Trade-Offs: The Hidden Core of Software Development (and Virtual Machines)

Trade-Offs: The Hidden Core of Software Development (and Virtual Machines)

Trade-Offs: The Hidden Core of Software Development (and Virtual Machines)

By Aryan Chauhan– June 17, 2025

When people talk about software development, the conversation often revolves around languages, frameworks, algorithms, or best practices. But the real, often invisible driver of engineering decisions is something far less glamorous: trade-offs.

In software, you can have anything — but not everything.

Every Decision Costs Something

Every line of code we write, every abstraction we use, and every feature we add comes at a cost. Sometimes it's performance. Sometimes it's complexity. Sometimes it's your future self trying to debug that clever one-liner.

This reality is even more visible when building low-level systems like virtual machines (VMs). Unlike high-level applications where frameworks absorb many decisions, VMs demand clarity, intent, and ruthless prioritization.

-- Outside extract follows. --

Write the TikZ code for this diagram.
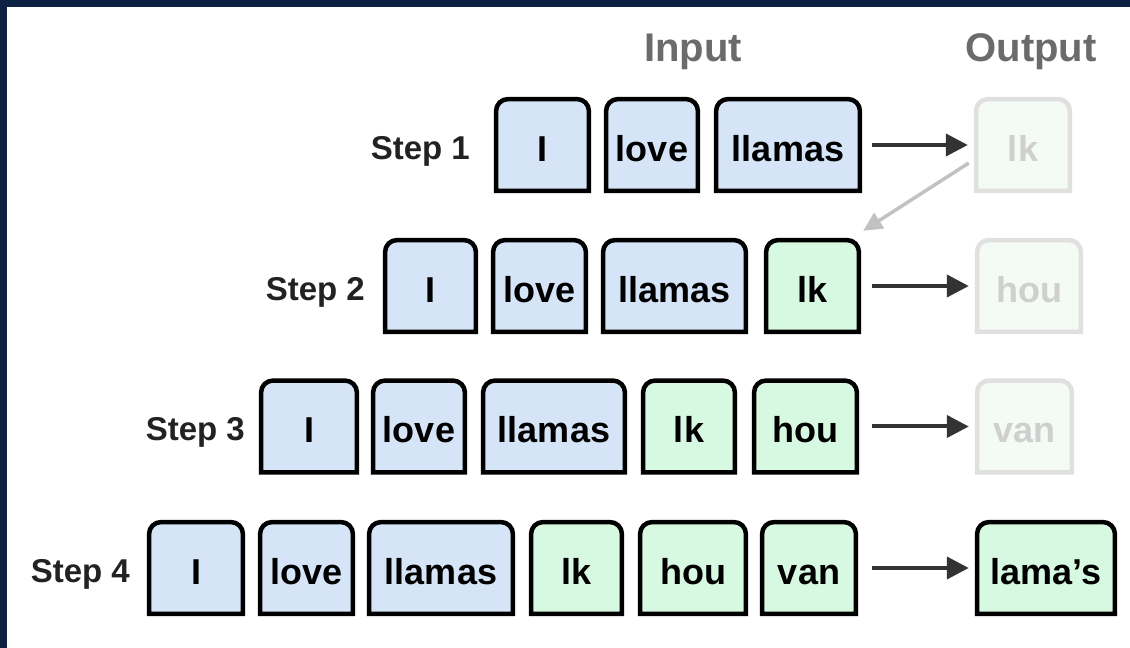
\documentclass[tikz,border=0pt]{standalone}
\usepackage{fontspec}
\setmainfont{Liberation Sans}
\usetikzlibrary{arrows.meta,backgrounds}
\definecolor{navy}{HTML}{0D2142}
\definecolor{tokblue}{HTML}{D5E5F7}
\definecolor{tokgreen}{HTML}{D7F8E1}
\definecolor{fadefill}{HTML}{F3FBF4}
\definecolor{fadeline}{HTML}{E0E0E0}
\definecolor{fadetext}{HTML}{CFCFCF}
\definecolor{hdr}{HTML}{6B6B6B}
\definecolor{arr}{HTML}{333333}
\definecolor{steptext}{HTML}{222222}
\newcommand\tokshape[3]{%
  \filldraw[line width=4.5pt, fill=#2, draw=#3]
    (#1.south west) -- ([yshift=-12pt]#1.north west)
    arc[start angle=180,end angle=90,radius=12pt]
    -- ([xshift=-12pt]#1.north east)
    arc[start angle=90,end angle=0,radius=12pt]
    -- (#1.south east) -- cycle;}
\begin{document}
\begin{tikzpicture}[x=1pt,y=1pt,
  tok/.style={minimum height=91.5pt, inner sep=0pt, text height=33pt, text depth=0pt,
    font=\fontsize{36}{36}\selectfont\bfseries, text=black},
  fadetok/.style={tok, text=fadetext},
  steplabel/.style={anchor=base east, inner sep=0pt, font=\fontsize{33}{33}\selectfont\bfseries, text=steptext},
  header/.style={anchor=base, inner sep=0pt, font=\fontsize{40}{40}\selectfont\bfseries, text=hdr},
  flow/.style={line width=4pt, draw=arr, -{Triangle[length=22pt,width=22pt]}},
  feedback/.style={line width=3.5pt, draw=black!24, -{Triangle[length=19pt,width=18pt]}}]
\useasboundingbox (0,0) rectangle (1130,648);

% headers
\node[header] (hin) at (693,586) {Input};
\node[header] (hout) at (1031,586) {Output};

% row 1
\node[steplabel] (s1) at (470,488) {Step 1};
\node[tok, minimum width=92.5pt] (a1) at (542.5,503) {I};
\node[tok, minimum width=91.5pt] (b1) at (652,503) {love};
\node[tok, minimum width=143.5pt] (c1) at (788,503) {llamas};
\node[fadetok, minimum width=93.5pt] (o1) at (1023,503) {lk};

% row 2
\node[steplabel] (s2) at (365,347) {Step 2};
\node[tok, minimum width=90.5pt] (a2) at (430.5,362) {I};
\node[tok, minimum width=92.5pt] (b2) at (539.5,362) {love};
\node[tok, minimum width=142.5pt] (c2) at (674.5,362) {llamas};
\node[tok, minimum width=92.5pt] (d2) at (812.5,362) {lk};
\node[fadetok, minimum width=103.5pt] (o2) at (1029,362) {hou};

% row 3
\node[steplabel] (s3) at (245,207) {Step 3};
\node[tok, minimum width=95.5pt] (a3) at (309,221.5) {I};
\node[tok, minimum width=91.5pt] (b3) at (419,221.5) {love};
\node[tok, minimum width=141.5pt] (c3) at (554,221.5) {llamas};
\node[tok, minimum width=91.5pt] (d3) at (689,221.5) {lk};
\node[tok, minimum width=102.5pt] (e3) at (805.5,221.5) {hou};
\node[fadetok, minimum width=94.5pt] (o3) at (1024.5,221.5) {van};

% row 4
\node[steplabel] (s4) at (130,65) {Step 4};
\node[tok, minimum width=93.5pt] (a4) at (196,80) {I};
\node[tok, minimum width=92.5pt] (b4) at (306.5,80) {love};
\node[tok, minimum width=143.5pt] (c4) at (441,80) {llamas};
\node[tok, minimum width=90.5pt] (d4) at (576.5,80) {lk};
\node[tok, minimum width=105.5pt] (e4) at (693,80) {hou};
\node[tok, minimum width=93.5pt] (f4) at (809,80) {van};
\node[tok, minimum width=137.5pt] (o4) at (1046,80) {lama’s};

% arrows
\draw[flow, shorten <=12.25pt, shorten >=8.25pt] (c1.east) -- (o1.west);
\draw[flow, shorten <=13.25pt, shorten >=8.25pt] (d2.east) -- (o2.west);
\draw[flow, shorten <=15.25pt, shorten >=8.25pt] (e3.east) -- (o3.west);
\draw[flow, shorten <=16.25pt, shorten >=8.25pt] (f4.east) -- (o4.west);
\draw[feedback] ([xshift=-7.25pt,yshift=-18pt]o1.west) -- ([xshift=4.25pt,yshift=9.25pt]d2.north east);

\begin{pgfonlayer}{background}
  \fill[white] (0,0) rectangle (1130,648);
  \fill[navy] (0,0) rectangle (7,648);
  \fill[navy] (0,641) rectangle (1130,648);
  \foreach \n in {a1,b1,c1,a2,b2,c2,a3,b3,c3,a4,b4,c4} {\tokshape{\n}{tokblue}{black}}
  \foreach \n in {d2,d3,e3,d4,e4,f4,o4} {\tokshape{\n}{tokgreen}{black}}
  \foreach \n in {o1,o2,o3} {\tokshape{\n}{fadefill}{fadeline}}
\end{pgfonlayer}
\end{tikzpicture}
\end{document}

Trade-Offs in Action: My VM Journey

In my own experience building a series of virtual machines, trade-offs defined everything:

  • Speed vs Simplicity: My early stack-based VMs were fast to build but painfully slow to run.
  • Control vs Comfort: Moving from C++ to C gave me better control, but I had to write my own data structures from scratch.
  • Security vs Performance: Adding privilege hierarchies and access controls made the VM safer — but slower.
  • Modularity vs Raw Speed: More modular designs allowed easy scaling, but introduced latency due to abstraction layers.

Example: Memory Models

One major decision I faced was how to structure memory. Early designs used multiple memory pools for different word sizes, which made type-specific operations faster. But address translation became clunky and debugging was hellish.

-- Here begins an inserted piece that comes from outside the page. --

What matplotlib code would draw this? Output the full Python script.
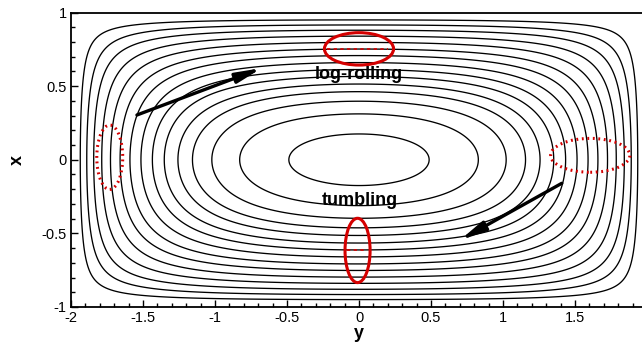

I later switched to a flat, byte-addressable array — slower in theory, but vastly more flexible and realistic. That shift simplified my architecture and allowed much more dynamic behavior.

There Is No Perfect System

It's easy to chase perfection — but software engineering doesn’t reward idealism. It rewards resilience and practicality.

A good system isn’t the one with the most features — it’s the one with the most reasonable trade-offs for its purpose.

How to Make Better Trade-Offs

  1. Define your priorities. Are you optimizing for speed, maintainability, learning, or portability?
  2. Know your constraints. Time, team, tools, and experience matter more than raw ambition.
  3. Benchmark and test. Never assume. Measure.
  4. Write with intent. Avoid "clever" code unless it’s justified by clear need and documentation.
  5. Embrace evolution. The best design today might be the worst next month. Stay flexible.

Virtual Machines: A Playground for Trade-Off Thinking

Virtual machines are uniquely suited to teach trade-off thinking. They require you to touch memory, architecture, instructions, error handling, and performance — all in one playground. It’s a real-world exercise in engineering judgment.

Conclusion

In software development, trade-offs aren’t a flaw in the process — they are the process. Acknowledging them early, documenting them honestly, and revisiting them frequently is what makes great systems emerge from good ones.

So the next time you’re deciding whether to optimize that loop or make your code cleaner, remember: you’re not choosing between right and wrong — you’re choosing between trade-offs. Make the best one you can with what you know, and move forward.